Last week, a Pennsylvania lawmaker proposed levying a shale tax of 3.5 percent on the state’s frackers. The revenues – estimated to be $400 million annually – would then go to paying down the Public School Employees’ Retirement System’s (PSERS) unfunded liabilities.

One Pennsylvania newspaper agrees that paying down pension liabilities should be a top priority. But it disagrees that a shale tax is the way to do it.

From the Pittsburgh Tribune Review editorial board:

The GOP-controlled state Legislature must make Pennsylvania’s biggest financial woe — $50-billion-plus in unfunded pension liabilities — its top 2015 priority.
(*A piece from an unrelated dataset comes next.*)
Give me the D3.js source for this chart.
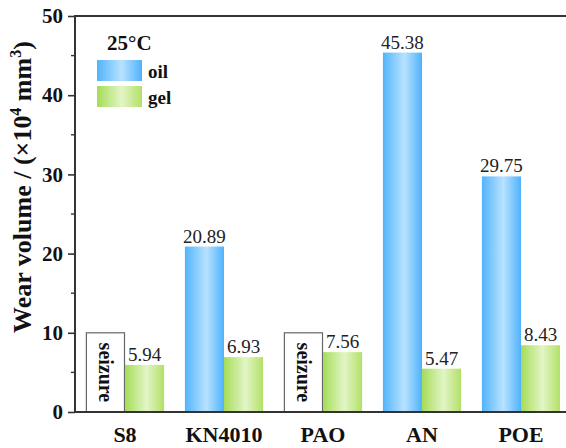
<!DOCTYPE html>
<html><head><meta charset="utf-8">
<script src="https://cdn.jsdelivr.net/npm/d3@7"></script>
<style>body{margin:0;background:#fff}svg{display:block}text{font-family:"Liberation Serif","Times New Roman",serif}</style>
</head><body><svg id="c" width="566" height="448"></svg>
<script>
const categories = ["S8","KN4010","PAO","AN","POE"];
const oilValues = [null, 20.89, null, 45.38, 29.75];
const gelValues = [5.94, 6.93, 7.56, 5.47, 8.43];
const seizureValue = 10;
const yTicks = [0,10,20,30,40,50];
const yMinorTicks = [5,15,25,35,45];

const svg = d3.select("#c");
const W = 566, H = 448;
const x = d3.scaleBand().domain(categories).range([75.5, 570.5]).paddingInner(0.21).paddingOuter(0.105);
const y = d3.scaleLinear().domain([0,50]).range([412,16]);

const defs = svg.append("defs");
function grad(id, stops){
  const g = defs.append("linearGradient").attr("id",id).attr("x1","0%").attr("x2","100%").attr("y1","0%").attr("y2","0%");
  stops.forEach(s=>g.append("stop").attr("offset",s[0]).attr("stop-color",s[1]));
}
grad("gOil",[["0%","#52b4fb"],["55%","#b8e2ff"],["100%","#4fb2fc"]]);
grad("gGel",[["0%","#a6dc58"],["55%","#e2f5c6"],["100%","#b2e068"]]);

const bw = x.bandwidth()/2;

categories.forEach((c,i)=>{
  const x0 = x(c);
  if(oilValues[i]==null){
    svg.append("rect").attr("x",x0+0.5).attr("y",y(seizureValue)).attr("width",bw-1).attr("height",y(0)-y(seizureValue))
      .attr("fill","#fff").attr("stroke","#666").attr("stroke-width",1.2);
    const cx = x0+bw/2, cy = (y(seizureValue)+y(0))/2;
    svg.append("text").attr("transform",`translate(${cx},${cy}) rotate(90)`).attr("text-anchor","middle").attr("dy","0.3em")
      .attr("font-size",20).attr("font-weight","bold").attr("fill","#111").text("seizure");
  } else {
    svg.append("rect").attr("x",x0).attr("y",y(oilValues[i])).attr("width",bw).attr("height",y(0)-y(oilValues[i])).attr("fill","url(#gOil)");
    svg.append("text").attr("x",x0+bw/2).attr("y",y(oilValues[i])-4).attr("text-anchor","middle").attr("font-size",19).attr("fill","#222").text(oilValues[i].toFixed(2));
  }
  svg.append("rect").attr("x",x0+bw).attr("y",y(gelValues[i])).attr("width",bw).attr("height",y(0)-y(gelValues[i])).attr("fill","url(#gGel)");
  svg.append("text").attr("x",x0+bw+bw/2).attr("y",y(gelValues[i])-4).attr("text-anchor","middle").attr("font-size",19).attr("fill","#222").text(gelValues[i].toFixed(2));
});

const yAxis = svg.append("g").attr("transform","translate(75,0)")
  .call(d3.axisLeft(y).tickValues(yTicks).tickSize(7).tickPadding(5).tickFormat(d3.format("d")));
yAxis.select(".domain").remove();
yAxis.selectAll("line").attr("stroke","#333").attr("stroke-width",1.6);
yAxis.selectAll("text").attr("font-size",21).attr("font-weight","bold").attr("fill","#111");
svg.append("g").selectAll("line").data(yMinorTicks).join("line")
  .attr("x1",71).attr("x2",75).attr("y1",d=>y(d)).attr("y2",d=>y(d)).attr("stroke","#333").attr("stroke-width",1.4);

svg.append("line").attr("x1",75).attr("x2",75).attr("y1",15).attr("y2",413).attr("stroke","#333").attr("stroke-width",2);
svg.append("line").attr("x1",74).attr("x2",W).attr("y1",412).attr("y2",412).attr("stroke","#333").attr("stroke-width",2);
svg.append("line").attr("x1",74).attr("x2",W).attr("y1",16).attr("y2",16).attr("stroke","#333").attr("stroke-width",2);

svg.append("g").selectAll("text").data(categories).join("text")
  .attr("x",d=>x(d)+x.bandwidth()/2).attr("y",442).attr("text-anchor","middle")
  .attr("font-size",22).attr("font-weight","bold").attr("fill","#111").text(d=>d);

const yt = svg.append("text").attr("transform","translate(31,187) rotate(-90)").attr("text-anchor","middle")
  .attr("font-size",26).attr("font-weight","bold").attr("fill","#111");
yt.append("tspan").text("Wear volume / (×10");
yt.append("tspan").attr("font-size",16).attr("dy",-10).text("4");
yt.append("tspan").attr("dy",10).text(" mm");
yt.append("tspan").attr("font-size",16).attr("dy",-10).text("3");
yt.append("tspan").attr("dy",10).text(")");

svg.append("text").attr("x",107).attr("y",50).attr("font-size",21).attr("font-weight","bold").attr("fill","#111").text("25°C");
const legend = [["oil","url(#gOil)"],["gel","url(#gGel)"]];
legend.forEach((l,i)=>{
  svg.append("rect").attr("x",97).attr("y",60+i*26).attr("width",45).attr("height",21).attr("fill",l[1]);
  svg.append("text").attr("x",148).attr("y",78+i*26).attr("font-size",19).attr("font-weight","bold").attr("fill","#111").text(l[0]);
});
</script></body></html>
And it must do so without linking pension reform to Democrat Gov.-elect Tom Wolf’s proposed natural gas severance tax.

Incoming Senate Majority Leader Jake Corman, R-Centre, during a Pennsylvania Manufacturers Association forum at the Pennsylvania Society gathering in New York earlier this month, said he’s willing to consider the severance tax if Wolf will negotiate on pensions. Going beyond compromise, that sets up GOP lawmakers to capitulate to Wolf’s taxing agenda.

Allegheny Institute scholar Frank Gamrat reminds that the extraction tax would have to compensate for the state-mandated elimination of the impact fee, a levy that has brought counties and municipalities nearly $130 million over the last three years. And for the tax to yield the Wolf-estimated $1 billion-plus at current gas prices, “production would have to rise by more than 50 percent.” It’s a quite iffy proposition given current market trends.

A too-high severance tax “could have adverse consequences for Pennsylvania,” says Gamrat. GOP leaders must take heed when he urges that the Legislature not spend “a great deal of (its) time and political capital” on a severance tax and focus instead on “pension reform” to address “the principal cause of the commonwealth’s budget problem.”

The Public School Employees’ Retirement System was 63.8 percent funded as of June 30, 2014.